I am building an app that allows users to execute some commands on a computer by sending them through email. The server will monitor (pull) one or more email accounts and start a communication session. Some authentication is also involved. I am using the latest and greatest .net technologies.

I am thinking to expose the server as a service but then I cannot have a GUI to allow the user to configure things like passwords and email accounts. How can I separate these?

And second, the commands will be pluginable and should provide their own GUI. How can I incorporate this? The server process should be able to use the command functionality and the GUI process should allow for customization.

+2  A: 

I have used WCF, which is Microsoft's current technology for implementing web services and/or SOA. You would create a desktop client or webpage that makes calls to the WCF service. The WCF service(s) would be your server component, and the desktop client or webpage would be your user frontend.

AaronLS
the user frontend is always on the same machine. does it make sense to use WCF? I was thinking to communicate via .net remoting IPC channel.
Bogdan Gavril
@Bogdan: you can use IPC in WCF, WCF supersedes and includes remoting.
Henk Holterman
Excellent series of videos, if you click through enough pages you can download the video for each webcast:http://www.dasblonde.net/2007/06/24/WCFWebcastSeries.aspx
AaronLS
Thanks, I will look into WCF. Since I already know .net remoting, I don't see why I should learn an abstraction for it.
Bogdan Gavril
I would avoid using remoting because it carries to many problems attached: communication protocol is not the best one, problems with connection if not from local network, versioning. WCF allows to configure actual protocol later, so it's more flexible.
XOR
Microsoft has addressed and avoided many problems that existed in similar pre-existing technologies I can understand that sometimes is nice to just use what you know, since taking on something new carries the risk if poorly implementing it as you are learning it. It depends on your situation.
AaronLS
A: 

It's mainly not a question of how to make service itself. And communication protocol is not the main issue -- with WCF you can expose your application methods via spectre of protocols. It's merely a question of application configuration.

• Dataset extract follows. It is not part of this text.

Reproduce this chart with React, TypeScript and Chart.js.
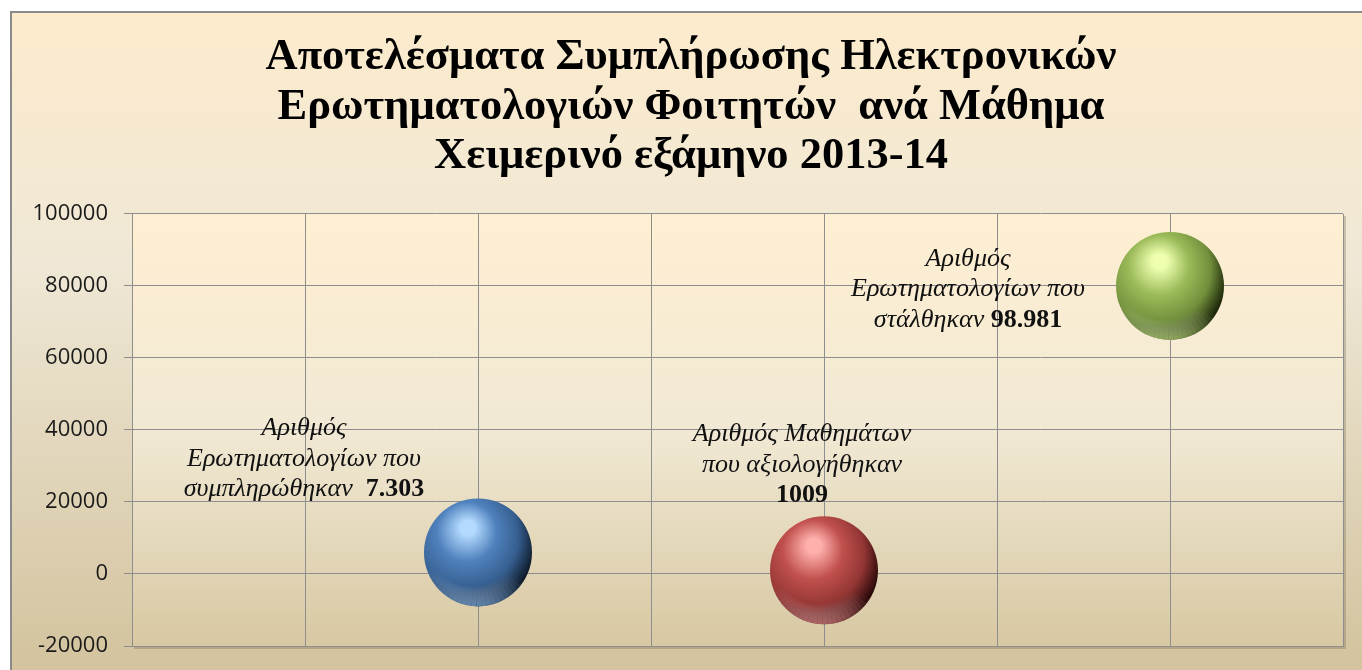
import React, { useEffect, useRef } from "react";
import { Chart, registerables } from "chart.js";

Chart.register(...registerables);

// ---------------- data ----------------
const titleLines = [
  "Αποτελέσματα Συμπλήρωσης Ηλεκτρονικών",
  "Ερωτηματολογιών Φοιτητών  ανά Μάθημα",
  "Χειμερινό εξάμηνο 2013-14",
];
const xValues = [1, 2, 3];
const yValues = [6000, 1009, 80000];
const bubbleSizes = [1, 1, 1];
const labelLines: string[][] = [
  ["Αριθμός", "Ερωτηματολογίων που", "συμπληρώθηκαν  "],
  ["Αριθμός Μαθημάτων", "που αξιολογήθηκαν", ""],
  ["Αριθμός", "Ερωτηματολογίων που", "στάλθηκαν "],
];
const valueLabels = ["7.303", "1009", "98.981"];
const yMin = -20000;
const yMax = 100000;
const yStep = 20000;
const xMin = 0;
const xMax = 3.5;
const xStep = 0.5;

// ---------------- styles ----------------
const BUBBLE_R = 54;
const sphereColors = [
  { light: "#b4dbff", base: "#4f81bd", mid: "#365f90", dark: "#0f1b2b", rim: "#8fc0f5" },
  { light: "#ffb0ad", base: "#c0504d", mid: "#933634", dark: "#2a0909", rim: "#f29a97" },
  { light: "#efffb0", base: "#9bbb59", mid: "#72903c", dark: "#1c260a", rim: "#d3f08f" },
];
const labelOffsets = [
  { dx: -174, dy: -117 },
  { dx: -22, dy: -129 },
  { dx: -202, dy: -20 },
];
const LABEL_LINE_H = 30.5;
const LABEL_ITALIC = "italic 26px 'Liberation Serif'";
const LABEL_BOLD = "bold 26px 'Liberation Serif'";
const GRID = "#8e8e8e";
const TITLE_CENTER_X = 691;

const backgroundPlugin = {
  id: "bgPlugin",
  afterLayout(chart: any) {
    const tb = chart.titleBlock;
    if (tb) {
      const half = (tb.right - tb.left) / 2;
      tb.left = TITLE_CENTER_X - half;
      tb.right = TITLE_CENTER_X + half;
    }
  },
  beforeDraw(chart: any) {
    const { ctx, width, height, chartArea } = chart;
    ctx.save();
    ctx.fillStyle = "#ffffff";
    ctx.fillRect(0, 0, width, height);
    const g = ctx.createLinearGradient(0, 12, 0, height);
    g.addColorStop(0, "#fdebcc");
    g.addColorStop(0.38, "#efe8d6");
    g.addColorStop(1, "#d3c39e");
    ctx.fillStyle = g;
    ctx.fillRect(11, 12, width - 11, height - 12);
    ctx.strokeStyle = "#8a8a8a";
    ctx.lineWidth = 2;
    ctx.beginPath();
    ctx.moveTo(11, height);
    ctx.lineTo(11, 12);
    ctx.lineTo(width, 12);
    ctx.stroke();
    const { left, top, right, bottom } = chartArea;
    const pg = ctx.createLinearGradient(0, top, 0, bottom);
    pg.addColorStop(0, "#ffefd2");
    pg.addColorStop(0.5, "#f1e9d4");
    pg.addColorStop(1, "#d8c8a3");
    ctx.fillStyle = pg;
    ctx.fillRect(left, top, right - left, bottom - top);
    ctx.strokeStyle = "rgba(110,100,80,0.3)";
    ctx.lineWidth = 2;
    ctx.beginPath();
    ctx.moveTo(right + 2, top + 2);
    ctx.lineTo(right + 2, bottom + 2);
    ctx.lineTo(left + 2, bottom + 2);
    ctx.stroke();
    ctx.restore();
  },
};

const sphereOverlayPlugin = {
  id: "sphereOverlay",
  afterDatasetsDraw(chart: any) {
    const { ctx } = chart;
    const meta = chart.getDatasetMeta(0);
    meta.data.forEach((el: any, i: number) => {
      const col = sphereColors[i % sphereColors.length];
      const r = el.options.radius;
      const { x, y } = el;
      ctx.save();
      ctx.beginPath();
      ctx.arc(x, y, r, 0, Math.PI * 2);
      ctx.clip();
      // reflected light along the lower rim, fading out towards the sides
      const g = ctx.createRadialGradient(x - 0.1 * r, y - 0.15 * r, 0.78 * r, x - 0.1 * r, y - 0.15 * r, 1.12 * r);
      g.addColorStop(0, "rgba(255,255,255,0)");
      g.addColorStop(1, col.rim);
      ctx.fillStyle = g;
      const steps = 24;
      for (let k = 0; k < steps; k++) {
        const a0 = Math.PI * 0.18 + (k / steps) * Math.PI * 0.72;
        const a1 = Math.PI * 0.18 + ((k + 1) / steps) * Math.PI * 0.72;
        const mid = (k + 0.5) / steps;
        ctx.globalAlpha = 0.6 * Math.sin(mid * Math.PI);
        ctx.beginPath();
        ctx.moveTo(x, y);
        ctx.arc(x, y, r + 1, a0, a1);
        ctx.closePath();
        ctx.fill();
      }
      ctx.restore();
    });
  },
};

const labelPlugin = {
  id: "labelPlugin",
  afterDatasetsDraw(chart: any) {
    const { ctx } = chart;
    const meta = chart.getDatasetMeta(0);
    ctx.save();
    ctx.fillStyle = "#111";
    ctx.textBaseline = "alphabetic";
    ctx.textAlign = "left";
    meta.data.forEach((el: any, i: number) => {
      const off = labelOffsets[i];
      const lines = labelLines[i];
      const cx = el.x + off.dx;
      lines.forEach((line, j) => {
        const y = el.y + off.dy + j * LABEL_LINE_H;
        const val = j === lines.length - 1 ? valueLabels[i] : "";
        ctx.font = LABEL_ITALIC;
        const w1 = ctx.measureText(line).width;
        ctx.font = LABEL_BOLD;
        const w2 = val ? ctx.measureText(val).width : 0;
        const sx = cx - (w1 + w2) / 2;
        ctx.font = LABEL_ITALIC;
        ctx.fillText(line, sx, y);
        if (val) {
          ctx.font = LABEL_BOLD;
          ctx.fillText(val, sx + w1, y);
        }
      });
    });
    ctx.restore();
  },
};

function sphereFill(context: any) {
  const i = context.dataIndex ?? 0;
  const col = sphereColors[i % sphereColors.length];
  const chart = context.chart;
  const xs = chart.scales?.x;
  const ys = chart.scales?.y;
  const raw = context.raw;
  if (!xs || !ys || !raw || context.type !== "data") return col.base;
  const cx = xs.getPixelForValue(raw.x);
  const cy = ys.getPixelForValue(raw.y);
  const r = raw.r;
  if (!Number.isFinite(cx) || !Number.isFinite(cy) || !Number.isFinite(r)) return col.base;
  const g = chart.ctx.createRadialGradient(
    cx - 0.18 * r, cy - 0.48 * r, 0,
    cx - 0.25 * r, cy - 0.25 * r, 1.32 * r
  );
  g.addColorStop(0, col.light);
  g.addColorStop(0.1, col.light);
  g.addColorStop(0.42, col.base);
  g.addColorStop(0.74, col.mid);
  g.addColorStop(1, col.dark);
  return g;
}

export default function App() {
  const ref = useRef<HTMLCanvasElement | null>(null);
  useEffect(() => {
    if (!ref.current) return;
    const chart = new Chart(ref.current, {
      type: "bubble",
      data: {
        datasets: [
          {
            label: "Σειρά",
            data: xValues.map((x, i) => ({ x, y: yValues[i], r: bubbleSizes[i] * BUBBLE_R })),
            backgroundColor: sphereFill as any,
            borderWidth: 0,
            clip: false as any,
          },
        ],
      },
      options: {
        responsive: false,
        animation: false,
        layout: { autoPadding: false, padding: { top: 12, left: 0, right: 19, bottom: 24 } },
        plugins: {
          legend: { display: false },
          tooltip: { enabled: false },
          title: {
            display: true,
            text: titleLines,
            color: "#000",
            font: { family: "'Liberation Serif'", size: 44.5, weight: "bold", lineHeight: 1.112 },
            padding: { top: 21, bottom: 32.5 },
          },
        },
        scales: {
          x: {
            type: "linear",
            min: xMin,
            max: xMax,
            ticks: { display: false, stepSize: xStep },
            grid: { color: GRID, drawTicks: false, lineWidth: 1 },
            border: { color: GRID },
            afterFit: (s: any) => {
              s.height = 0;
              s.paddingLeft = 0;
              s.paddingRight = 0;
            },
          },
          y: {
            min: yMin,
            max: yMax,
            ticks: {
              stepSize: yStep,
              color: "#1a1a1a",
              padding: 16,
              font: { family: "'Open Sans'", size: 22 },
              callback: (v: any) => String(v),
            },
            grid: { color: GRID, tickLength: 8, lineWidth: 1 },
            border: { color: GRID },
            afterFit: (s: any) => {
              s.width = 132;
              s.paddingTop = 0;
              s.paddingBottom = 0;
            },
          },
        },
      },
      plugins: [backgroundPlugin, sphereOverlayPlugin, labelPlugin],
    });
    return () => chart.destroy();
  }, []);
  return (
    <div style={{ position: "absolute", left: 0, top: 0, width: 1362, height: 670 }}>
      <canvas ref={ref} width={1362} height={670} style={{ display: "block", width: 1362, height: 670 }} />
    </div>
  );
}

Main question here is how do you like to implement GUI. If your application is normal windows service, then it can't have built-in GUI. Just because service should not have it. So you'll need separate GUI application. Options:

  1. GUI is standalone .NET application that somehow communicates with your service. Let's say via WCF. In this case plugins should also be implemented in two parts: plugin for service and plugin for GUI. I think, it would be too complex to support.

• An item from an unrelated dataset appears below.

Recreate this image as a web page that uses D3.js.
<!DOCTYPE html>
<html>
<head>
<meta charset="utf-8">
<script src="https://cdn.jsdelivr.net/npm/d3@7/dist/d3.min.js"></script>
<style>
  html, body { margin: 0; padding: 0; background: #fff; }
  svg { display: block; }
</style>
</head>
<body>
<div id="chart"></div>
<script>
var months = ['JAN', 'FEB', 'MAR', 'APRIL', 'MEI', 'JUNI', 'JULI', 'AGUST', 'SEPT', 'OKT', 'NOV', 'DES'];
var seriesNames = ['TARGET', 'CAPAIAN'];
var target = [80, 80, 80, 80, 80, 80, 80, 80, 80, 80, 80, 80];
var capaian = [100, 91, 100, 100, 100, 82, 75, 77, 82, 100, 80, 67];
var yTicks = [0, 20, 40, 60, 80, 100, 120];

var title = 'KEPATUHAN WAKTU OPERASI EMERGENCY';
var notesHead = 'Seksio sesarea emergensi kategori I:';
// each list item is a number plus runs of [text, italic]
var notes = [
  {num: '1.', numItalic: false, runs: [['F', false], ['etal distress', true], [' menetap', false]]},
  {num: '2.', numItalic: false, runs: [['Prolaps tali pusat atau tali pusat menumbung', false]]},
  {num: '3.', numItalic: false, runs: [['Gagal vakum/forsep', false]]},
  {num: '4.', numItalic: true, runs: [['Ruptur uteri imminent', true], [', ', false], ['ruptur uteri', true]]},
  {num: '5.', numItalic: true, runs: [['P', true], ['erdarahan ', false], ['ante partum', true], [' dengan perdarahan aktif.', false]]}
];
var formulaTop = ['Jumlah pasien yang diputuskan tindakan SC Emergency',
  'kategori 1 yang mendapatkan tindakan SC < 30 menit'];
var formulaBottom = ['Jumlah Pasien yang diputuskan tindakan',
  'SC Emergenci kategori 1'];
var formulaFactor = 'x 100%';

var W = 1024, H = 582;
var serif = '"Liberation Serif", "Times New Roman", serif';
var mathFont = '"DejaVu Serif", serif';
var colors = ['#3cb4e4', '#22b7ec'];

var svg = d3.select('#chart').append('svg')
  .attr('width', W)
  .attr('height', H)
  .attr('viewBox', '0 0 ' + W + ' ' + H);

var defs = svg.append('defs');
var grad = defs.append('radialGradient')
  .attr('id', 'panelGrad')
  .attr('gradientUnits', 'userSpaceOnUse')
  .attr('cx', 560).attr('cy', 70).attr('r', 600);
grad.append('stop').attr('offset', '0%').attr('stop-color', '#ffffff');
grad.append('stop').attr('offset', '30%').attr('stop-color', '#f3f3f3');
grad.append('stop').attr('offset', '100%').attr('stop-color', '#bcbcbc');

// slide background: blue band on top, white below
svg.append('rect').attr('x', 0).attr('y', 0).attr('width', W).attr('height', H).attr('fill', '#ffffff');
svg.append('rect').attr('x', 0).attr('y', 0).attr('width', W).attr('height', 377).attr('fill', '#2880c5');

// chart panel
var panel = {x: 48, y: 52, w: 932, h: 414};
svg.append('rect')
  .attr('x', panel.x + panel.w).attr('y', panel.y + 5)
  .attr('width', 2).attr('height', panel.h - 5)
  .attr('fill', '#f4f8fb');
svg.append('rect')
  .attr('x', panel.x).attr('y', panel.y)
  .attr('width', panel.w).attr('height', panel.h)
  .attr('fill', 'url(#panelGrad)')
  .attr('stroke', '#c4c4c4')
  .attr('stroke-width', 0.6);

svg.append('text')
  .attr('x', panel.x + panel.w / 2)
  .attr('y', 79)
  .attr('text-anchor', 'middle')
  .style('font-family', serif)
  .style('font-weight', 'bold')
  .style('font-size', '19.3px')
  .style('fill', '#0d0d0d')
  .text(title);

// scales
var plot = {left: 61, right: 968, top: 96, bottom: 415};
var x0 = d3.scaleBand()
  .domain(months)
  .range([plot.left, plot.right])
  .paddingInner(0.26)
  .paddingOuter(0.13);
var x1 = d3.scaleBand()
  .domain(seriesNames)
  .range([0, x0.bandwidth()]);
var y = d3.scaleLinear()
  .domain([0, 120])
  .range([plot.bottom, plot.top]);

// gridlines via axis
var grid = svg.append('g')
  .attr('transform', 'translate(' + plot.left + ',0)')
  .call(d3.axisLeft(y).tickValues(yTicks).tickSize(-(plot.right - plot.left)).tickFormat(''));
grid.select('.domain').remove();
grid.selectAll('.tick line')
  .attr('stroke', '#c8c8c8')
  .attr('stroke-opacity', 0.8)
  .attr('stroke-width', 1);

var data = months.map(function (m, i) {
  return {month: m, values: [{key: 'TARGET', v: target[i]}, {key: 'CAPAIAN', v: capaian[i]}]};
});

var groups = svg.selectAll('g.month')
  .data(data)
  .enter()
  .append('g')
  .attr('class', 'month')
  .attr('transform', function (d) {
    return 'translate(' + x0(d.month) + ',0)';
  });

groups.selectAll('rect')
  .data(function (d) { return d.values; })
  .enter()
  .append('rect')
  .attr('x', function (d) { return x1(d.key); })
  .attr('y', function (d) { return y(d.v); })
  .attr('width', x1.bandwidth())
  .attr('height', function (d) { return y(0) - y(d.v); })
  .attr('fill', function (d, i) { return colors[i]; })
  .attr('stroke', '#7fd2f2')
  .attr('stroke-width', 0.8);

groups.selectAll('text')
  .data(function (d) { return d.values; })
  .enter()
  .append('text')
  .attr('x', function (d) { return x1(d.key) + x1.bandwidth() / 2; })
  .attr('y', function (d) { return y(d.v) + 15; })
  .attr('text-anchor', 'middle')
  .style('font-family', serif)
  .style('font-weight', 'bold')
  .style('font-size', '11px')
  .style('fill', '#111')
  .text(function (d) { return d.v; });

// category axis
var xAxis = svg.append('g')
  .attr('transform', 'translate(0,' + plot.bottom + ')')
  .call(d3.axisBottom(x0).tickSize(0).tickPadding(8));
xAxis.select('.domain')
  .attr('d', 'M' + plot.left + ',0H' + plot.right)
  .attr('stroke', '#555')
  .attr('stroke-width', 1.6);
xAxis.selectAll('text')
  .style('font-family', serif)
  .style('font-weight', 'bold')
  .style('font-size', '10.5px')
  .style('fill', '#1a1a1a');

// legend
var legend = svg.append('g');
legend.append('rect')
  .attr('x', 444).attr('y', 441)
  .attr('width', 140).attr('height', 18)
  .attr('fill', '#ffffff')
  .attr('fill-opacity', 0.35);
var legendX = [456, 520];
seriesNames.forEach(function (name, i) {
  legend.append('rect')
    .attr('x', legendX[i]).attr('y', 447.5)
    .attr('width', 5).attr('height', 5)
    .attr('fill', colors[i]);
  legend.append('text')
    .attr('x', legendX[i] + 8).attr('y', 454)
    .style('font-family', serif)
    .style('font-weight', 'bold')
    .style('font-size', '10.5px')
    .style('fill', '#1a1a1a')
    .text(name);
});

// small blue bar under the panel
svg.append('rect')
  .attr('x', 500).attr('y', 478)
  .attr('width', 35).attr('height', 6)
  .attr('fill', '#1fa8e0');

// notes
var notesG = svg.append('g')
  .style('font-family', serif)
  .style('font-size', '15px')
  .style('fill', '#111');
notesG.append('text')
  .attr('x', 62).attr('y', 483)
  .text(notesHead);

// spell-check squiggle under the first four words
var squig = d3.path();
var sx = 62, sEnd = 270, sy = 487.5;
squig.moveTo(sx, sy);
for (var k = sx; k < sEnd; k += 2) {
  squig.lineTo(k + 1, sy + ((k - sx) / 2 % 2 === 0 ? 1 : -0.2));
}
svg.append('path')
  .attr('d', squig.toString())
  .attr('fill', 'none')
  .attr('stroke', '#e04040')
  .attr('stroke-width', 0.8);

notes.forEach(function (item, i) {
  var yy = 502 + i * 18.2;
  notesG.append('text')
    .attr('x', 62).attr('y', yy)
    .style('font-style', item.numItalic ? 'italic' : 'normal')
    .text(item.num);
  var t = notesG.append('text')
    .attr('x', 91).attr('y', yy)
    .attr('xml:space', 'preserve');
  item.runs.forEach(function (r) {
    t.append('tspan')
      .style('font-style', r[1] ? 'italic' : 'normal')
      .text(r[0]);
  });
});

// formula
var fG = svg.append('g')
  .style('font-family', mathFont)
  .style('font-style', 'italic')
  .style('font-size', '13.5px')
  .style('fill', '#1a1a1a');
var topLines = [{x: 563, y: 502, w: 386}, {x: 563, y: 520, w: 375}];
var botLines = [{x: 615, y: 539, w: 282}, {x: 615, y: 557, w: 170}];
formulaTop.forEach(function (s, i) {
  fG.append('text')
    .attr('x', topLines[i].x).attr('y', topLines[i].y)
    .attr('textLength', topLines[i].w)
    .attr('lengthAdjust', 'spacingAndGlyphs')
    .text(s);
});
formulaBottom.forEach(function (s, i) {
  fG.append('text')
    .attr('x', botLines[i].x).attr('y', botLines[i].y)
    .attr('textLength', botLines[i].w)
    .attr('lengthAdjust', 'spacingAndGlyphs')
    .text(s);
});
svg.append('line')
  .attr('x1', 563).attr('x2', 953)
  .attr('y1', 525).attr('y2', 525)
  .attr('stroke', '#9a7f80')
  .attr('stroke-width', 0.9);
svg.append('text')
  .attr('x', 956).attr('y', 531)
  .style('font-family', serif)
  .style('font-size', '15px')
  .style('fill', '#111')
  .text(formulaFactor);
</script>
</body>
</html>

  2. Modification of 1st variant. Both service and GUI are packed in one executable. It looks in what mode it's started (service or standalone) and either monitors mail or shows GUI. Since this is one application, the configuration is also the same. So you will have single registry for plugins. I assume, that in GUI mode application will search for started service and configure it. Drawback - GUI could be run only locally.

  3. You make a sort of "transferrable" GUI - service sends GUI to simple client, which shows it. In this case you have one place for all app code (service and GUI), but it's executed in part in service, in part in client software. But you also need such universal client software.

  4. Thinking a little more about variant 3 we see that solution already exists - it is web technologies. It would be simplest to implement your service as part a web site. And GUI would be another part. If you are unfamiliar with HTML and Javascript you can implement GUI using Silverlight.